[Physics] To what extent is standard quantum mechanics actually non-relativistic

quantum mechanicsquantum-field-theoryschroedinger equationsecond-quantizationspecial-relativity

I often hear that while QFT is a relativistic theory, standard quantum mechanics is not. But fields aren't inherently relativistic, you can easily construct non-relativistic QFTs, a relativistic QFT is one with a Lorentz invariant Lagrangian.

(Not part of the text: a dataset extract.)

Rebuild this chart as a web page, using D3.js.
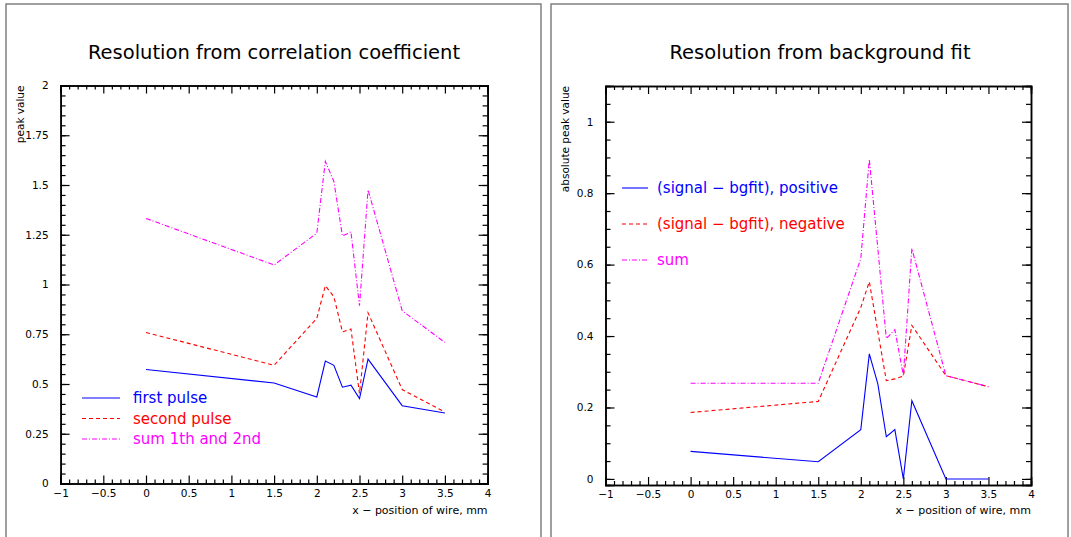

In the same way, it doesn't seem to me that there is anything inherently non-relativistic about the standard description of quantum mechanics, and that the actual non-relativistic part is the Schrödinger equation.
As a matter of fact if we substitute the Schrödinger equation axiom with dynamics described purely by quantum channels, with the only requirement that an evolved quantum state is still a quantum state and that the theory is linear, we do recover some statements that resemble locality in the Lorentz sense, like the no communication theorem.

Are fields necessary to obtain a relativistic theory? To what extent is standard QM non-relativistic? If QM is inherently non-relativistic even without the Galilean dynamics given by the Schrödinger equation, why should one care about non-locality in Bell inequalities and "spooky action at a distance"? Those would be expected in a non-relativistic theory, just like the gravitation of the Sun on the Earth is spooky action at a distance in Newtonian gravity.

Best Answer

the actual non-relativistic part is the Schrödinger equation

Indeed. Hence, people tried to come up with a Lorentz-invariant evolution equation for the wave function such as the Klein-Gordan and Dirac equations (as mentioned by anna v). However, interpretation of solutions of these equations as probability densities are problematic (in case of the Klein-Gordon equation, the predicted probabilities won't be positive definite - though the Dirac equation 'fixes' this particular problem).

We've come to realize that these equations are not to be understood as evolution equations for the quantum state, but in the sense of quantum field theory, where (in the Schrödinger picture), their (classical) solutions correspond to the configurations of the system (ie the equivalent of positions in single-particle QM), with states being wave-functionals on that solution space.